In the case of the web, such credibility checking is not a factor in determining what will be hyperlinked. This was made explicitly clear in the many news reports covering the 2016 U.S. presidential election, where clickbait and manufactured “news” from all over the world clouded accurate reporting of facts on the presidential candidates.

  Another example of the shortcomings of removing this human curation or decision making from the first page of results at the top of PageRank, in addition to the results that I found for “black girls,” can be found in the more public dispute over the results that were returned on searches for the word “Jew,” which included a significant number of anti-Semitic pages.
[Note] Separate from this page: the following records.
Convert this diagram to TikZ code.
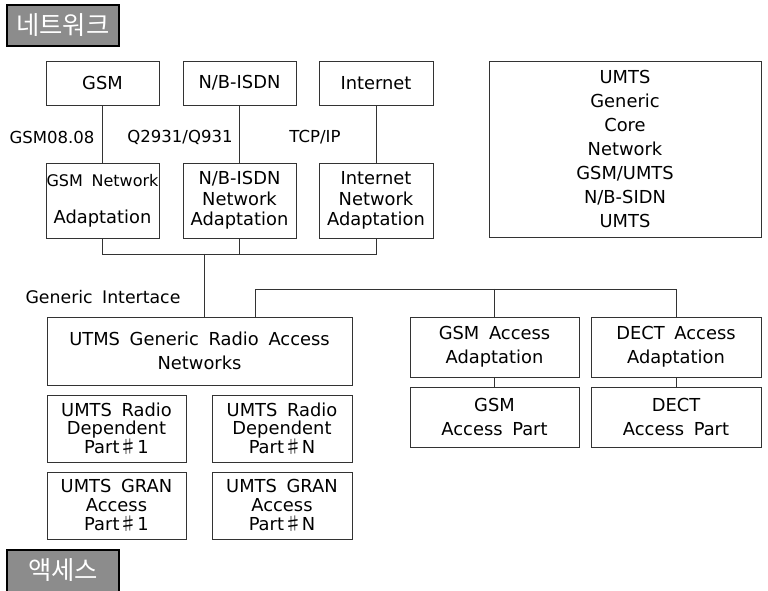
\documentclass[tikz,border=0pt]{standalone}
\usepackage{fontspec}
\setmainfont{DejaVu Sans}[WordSpace=1.7]
\newfontfamily\kr{Noto Sans CJK KR}
\usetikzlibrary{calc}
\tikzset{
  wh/.style 2 args={minimum width=#1*0.75pt, minimum height=#2*0.75pt},
  box/.style={draw=black!80, line width=0.6pt, inner sep=0pt, align=center, font=\fontsize{13.4}{15}\selectfont},
  lbl/.style={inner sep=0pt, font=\fontsize{12.4}{14}\selectfont},
  ttl/.style={draw=black, line width=0.8pt, fill=black!45, inner sep=0pt, text=white, font=\kr\fontsize{19}{20}\selectfont},
  conn/.style={draw=black!80, line width=0.6pt}
}
\begin{document}
\begin{tikzpicture}[x=0.75pt,y=-0.75pt]
\clip (0,0) rectangle (768,591);
\fill[white] (0,0) rectangle (768,591);
% titles
\node[ttl, wh={112}{41}] (t1) at (63,25.5) {네트워크};
\node[ttl, wh={112}{50}] (t2) at (63,575) {};
\node[text=white, font=\kr\fontsize{19}{20}\selectfont, inner sep=0pt] (t2t) at (63,570) {액세스};
% network row
\node[box, wh={113}{44}] (gsm) at (102.5,83) {GSM};
\node[box, wh={113}{44}] (nb) at (239.5,83) {N/B-ISDN};
\node[box, wh={114}{44}] (inet) at (376,83) {Internet};
\node[box, wh={272}{176}, font=\fontsize{13.4}{18}\selectfont] (core) at (625,149) {UMTS\\Generic\\Core\\Network\\GSM/UMTS\\N/B-SIDN\\UMTS};
% adaptation row
\node[box, wh={113}{75}] (gsmna) at (102.5,200.5) {{\fontsize{12}{14}\selectfont GSM Network}\\[13pt]Adaptation};
\node[box, wh={113}{75}, font=\fontsize{13.4}{15.5}\selectfont] (nbna) at (239.5,200.5) {N/B-ISDN\\Network\\Adaptation};
\node[box, wh={114}{75}, font=\fontsize{13.4}{15.5}\selectfont] (ina) at (376,200.5) {Internet\\Network\\Adaptation};
% labels
\node[lbl] (l1) at (52,137) {GSM08.08};
\node[lbl] (l2) at (180,137) {Q2931/Q931};
\node[lbl] (l3) at (315,137) {TCP/IP};
\node[lbl, font=\fontsize{13}{14}\selectfont] (l4) at (103,297) {Generic Intertace};
% access
\node[box, wh={305}{68}, font=\fontsize{13.4}{18}\selectfont] (gran) at (199.5,351) {UTMS Generic Radio Access\\Networks};
\node[box, wh={169}{60}, font=\fontsize{13.4}{18}\selectfont] (gsmaa) at (494.5,347) {GSM Access\\Adaptation};
\node[box, wh={170}{60}, font=\fontsize{13.4}{18}\selectfont] (dectaa) at (676,347) {DECT Access\\Adaptation};
\node[box, wh={169}{60}, font=\fontsize{13.4}{18}\selectfont] (gsmap) at (494.5,417) {GSM\\Access Part};
\node[box, wh={170}{60}, font=\fontsize{13.4}{18}\selectfont] (dectap) at (676,417) {DECT\\Access Part};
\node[box, wh={139}{67}, font=\fontsize{13.4}{14}\selectfont] (rd1) at (116.5,428.5) {UMTS Radio\\Dependent\\Part{\kr ♯}1};
\node[box, wh={140}{67}, font=\fontsize{13.4}{14}\selectfont] (rdn) at (282,428.5) {UMTS Radio\\Dependent\\Part{\kr ♯}N};
\node[box, wh={139}{67}, font=\fontsize{13.4}{14}\selectfont] (ga1) at (116.5,505.5) {UMTS GRAN\\Access\\Part{\kr ♯}1};
\node[box, wh={140}{67}, font=\fontsize{13.4}{14}\selectfont] (gan) at (282,505.5) {UMTS GRAN\\Access\\Part{\kr ♯}N};
% connectors
\coordinate (b1) at (204,254);
\coordinate (b2) at (255,289);
\draw[conn] (gsm.south) -- (gsmna.north);
\draw[conn] (nb.south) -- (nbna.north);
\draw[conn] (inet.south) -- (ina.north);
\draw[conn] (gsmna.south) -- (gsmna.south |- b1) -- (ina.south |- b1) -- (ina.south);
\draw[conn] (nbna.south) -- (nbna.south |- b1);
\draw[conn] (b1) -- (b1 |- gran.north);
\draw[conn] (b2 |- gran.north) -- (b2) -- (dectaa.north |- b2) -- (dectaa.north);
\draw[conn] (gsmaa.north |- b2) -- (gsmaa.north);
\draw[conn] (gsmaa.south) -- (gsmap.north);
\draw[conn] (dectaa.south) -- (dectap.north);
\end{tikzpicture}
\end{document}
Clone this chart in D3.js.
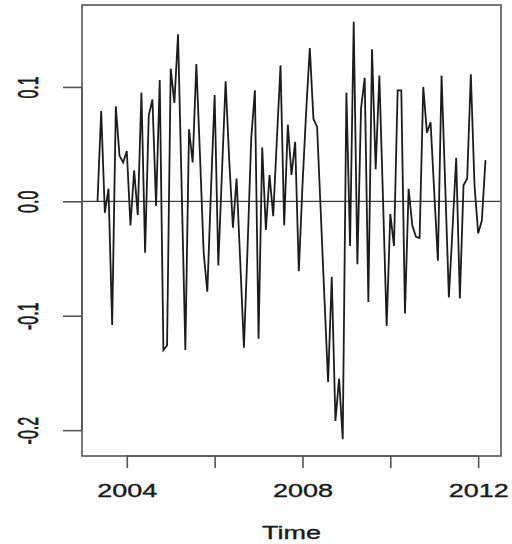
<!DOCTYPE html>
<html>
<head>
<meta charset="utf-8">
<script src="https://cdn.jsdelivr.net/npm/d3@7"></script>
<style>
  html, body { margin: 0; padding: 0; background: #fff; }
  svg { display: block; }
  text { font-family: "Liberation Sans", Arial, Helvetica, sans-serif; fill: #1a1a1a; stroke: #1a1a1a; stroke-width: 0.35px; }
</style>
</head>
<body>
<svg id="chart" width="512" height="544"></svg>
<script>
// Monthly series, May 2003 .. March 2012
const startYear = 2003;
const startMonth = 5; // May
const values = [
  0.000, 0.079, -0.010, 0.011, -0.108, 0.083, 0.040, 0.034, 0.044, -0.021,
  0.027, -0.012, 0.095, -0.045, 0.075, 0.089, -0.004, 0.106, -0.130, -0.126,
  0.116, 0.086, 0.146, 0.010, -0.130, 0.063, 0.034, 0.120, 0.040, -0.045,
  -0.079, 0.010, 0.093, -0.056, 0.025, 0.105, 0.035, -0.023, 0.020, -0.053,
  -0.128, -0.040, 0.055, 0.097, -0.120, 0.047, -0.025, 0.023, -0.013, 0.054,
  0.119, -0.021, 0.067, 0.023, 0.052, -0.061, 0.014, 0.078, 0.134, 0.072,
  0.065, -0.010, -0.085, -0.158, -0.066, -0.192, -0.155, -0.208, 0.095, -0.039,
  0.157, -0.055, 0.081, 0.108, -0.088, 0.133, 0.028, 0.110, 0.002, -0.109,
  -0.011, -0.039, 0.097, 0.097, -0.098, 0.011, -0.021, -0.031, -0.032, 0.100,
  0.060, 0.069, 0.008, -0.052, 0.110, 0.014, -0.084, -0.024, 0.038, -0.085,
  0.014, 0.020, 0.111, 0.014, -0.028, -0.017, 0.036
];
const xTicks = [2004, 2006, 2008, 2010, 2012];
const xTickLabels = ["2004", "", "2008", "", "2012"];
const yTicks = [-0.2, -0.1, 0.0, 0.1];
const yTickLabels = ["-0.2", "-0.1", "0.0", "0.1"];

const times = values.map((v, i) => startYear + (startMonth - 1 + i) / 12);
const series = values.map((v, i) => ({ t: times[i], v }));

const plot = { left: 82, right: 501, top: 5, bottom: 456 };

// 4% padding on each side of the data range
function padded(ext) {
  const d = (ext[1] - ext[0]) * 0.04;
  return [ext[0] - d, ext[1] + d];
}

const x = d3.scaleLinear().domain(padded(d3.extent(times))).range([plot.left, plot.right]);
const y = d3.scaleLinear().domain(padded(d3.extent(values))).range([plot.bottom, plot.top]);

const svg = d3.select("#chart");

// zero reference line
svg.append("line")
  .attr("x1", plot.left).attr("x2", plot.right)
  .attr("y1", y(0)).attr("y2", y(0))
  .attr("stroke", "#111").attr("stroke-width", 1);

// the series
svg.append("path")
  .datum(series)
  .attr("fill", "none")
  .attr("stroke", "#1c1c1c")
  .attr("stroke-width", 1.8)
  .attr("stroke-linejoin", "miter")
  .attr("d", d3.line().x(d => x(d.t)).y(d => y(d.v)));

// frame
svg.append("rect")
  .attr("x", plot.left).attr("y", plot.top)
  .attr("width", plot.right - plot.left).attr("height", plot.bottom - plot.top)
  .attr("fill", "none").attr("stroke", "#555").attr("stroke-width", 1.6);

// x axis
const xAxis = d3.axisBottom(x)
  .tickValues(xTicks)
  .tickSize(12)
  .tickFormat((d, i) => xTickLabels[i]);
const gx = svg.append("g").attr("transform", `translate(0,${plot.bottom})`).call(xAxis);
gx.select(".domain")
  .attr("d", `M${x(xTicks[0])},0H${x(xTicks[xTicks.length - 1])}`)
  .attr("stroke", "#555").attr("stroke-width", 1.6);
gx.selectAll(".tick line").attr("stroke", "#555").attr("stroke-width", 1.6);
gx.selectAll(".tick text")
  .attr("y", 0).attr("dy", null)
  .attr("transform", "translate(0,41) scale(1.5,1)")
  .style("font-size", "18px")
  .attr("fill", "#1a1a1a");

// y axis
const yAxis = d3.axisLeft(y)
  .tickValues(yTicks)
  .tickSize(19)
  .tickFormat((d, i) => yTickLabels[i]);
const gy = svg.append("g").attr("transform", `translate(${plot.left},0)`).call(yAxis);
gy.select(".domain")
  .attr("d", `M0,${y(yTicks[0])}V${y(yTicks[yTicks.length - 1])}`)
  .attr("stroke", "#555").attr("stroke-width", 1.6);
gy.selectAll(".tick line").attr("stroke", "#555").attr("stroke-width", 1.6);
gy.selectAll(".tick text")
  .attr("x", 0).attr("dy", null)
  .attr("text-anchor", "middle")
  .attr("transform", "translate(-44,0) scale(1.8,1) rotate(-90)")
  .style("font-size", "16px")
  .attr("fill", "#1a1a1a");

// axis title
svg.append("text")
  .attr("transform", `translate(${(plot.left + plot.right) / 2},539) scale(1.5,1)`)
  .attr("text-anchor", "middle")
  .style("font-size", "18px")
  .text("Time");

svg.selectAll(".tick text").attr("font-family", null);
</script>
</body>
</html>
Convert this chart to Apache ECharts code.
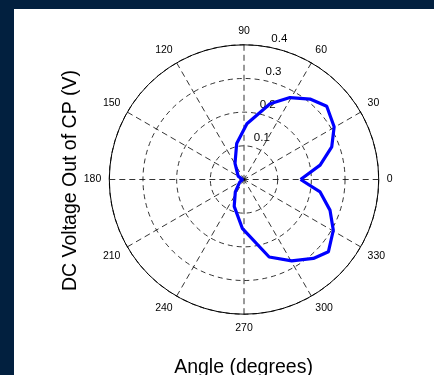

As can be seen by Google’s response to the results of a keyword search for “Jew,” Google takes little responsibility toward the ways that it provides information on racial and gendered identities, which are curated in more meaningful ways in scholarly databases. Siva Vaidhyanathan’s 2011 book The Googlization of Everything (And Why We Should Worry) chronicles recent attempts by the Jewish community and Anti-Defamation League to challenge Google’s priority ranking to the first page of anti-Semitic, Holocaust-denial websites. So troublesome were these search results that in 2011, Google issued a statement about its search process, encouraging people to use “Jews” and “Jewish people” in their searches, rather than the seemingly pejorative term “Jew”—claiming that the company can do nothing about the word’s co-optation by White supremacist groups (see figure 1.12).